= Ludovic Lloyd =

Ludovic Lloyd (floruit 1573–1610) was a Welsh courtier, poet and compiler of miscellanies.

==Life==
He was the fifth son of Oliver Lloyd, lord of the manor of Marrington, Chirbury, Shropshire, England, by Gwenllian, daughter of Griffith ap Howel ab Ieuan Blayney of Gregynog, Montgomeryshire, Wales. He describes himself in his works as sergeant-at-arms to Queen Elizabeth, and continued in the post under James I. He was an intimate friend of the poet John Lane.

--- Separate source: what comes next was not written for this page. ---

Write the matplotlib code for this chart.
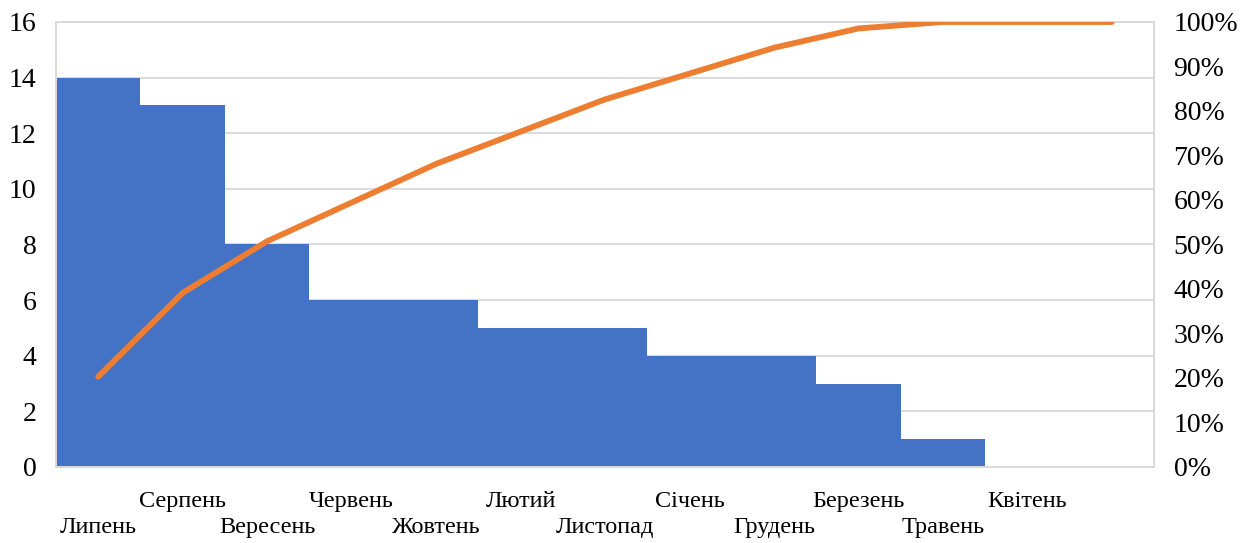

His works were all dedicated to highly placed court figures.

==Works==
Lloyd's major compilation is The Pilgrimage of Princes. Prefixed are commendatory verses by, among others, Edward Grant and Thomas Churchyard.

Lloyd's other works are:

- The Consent of Time, Deciphering the Errors of the Grecians in their Olympiads, 1590, dedicated to John Whitgift.
- The Triplicitie of Triumphs, containing the Order, Solempnitie, and Pompe of the Feastes, Sacrifices, Vowes, Games, and Triumphes used upon the Nativities of Emperors, 1591.
- A Brief Conference of Divers Lawes, Divided into certaine Regiments, 1602, dedicated to Queen Elizabeth.
- The Stratagems of Jerusalem; with the Martiall Lawes and Militarie Discipline, as well of the Jewes as of the Gentiles, 1602, dedicated to Sir Robert Cecil.
- The Practice of Policy, 1604.
- The Choice of Jewels, London, 1607, containing verses arranged acrostically on the words "To Anna Queene of Gret Britane Health" followed by congratulations to Christian, king of Denmark, on his visit to England in 1607.
- The Tragicomedie of Serpents, 1607, a collection, chiefly of classical and biblical fables, dedicated to James I.
- Linceus Spectacles. Esa. 6, Videntes videbitis non videbitis, 1607, dedicated to James I, and similar in character to the preceding.
- Hilaria, or the Triumphant Feast for the fifth of August (Coronation Day), 1607.
- The Jubile of Britane, 1607.

An epitaph by Lloyd, on Sir Edward Saunders, is printed in the Paradise of Dainty Devices, 1576. Lloyd has commendatory verses signed Lodowick Flood, prefixed to The Castle or Picture of Policy of William Blandie, and verses in praise of the author prefixed to Thomas Twyne's translation of Humphrey Llwyd's Breviary of Britayne, 1573.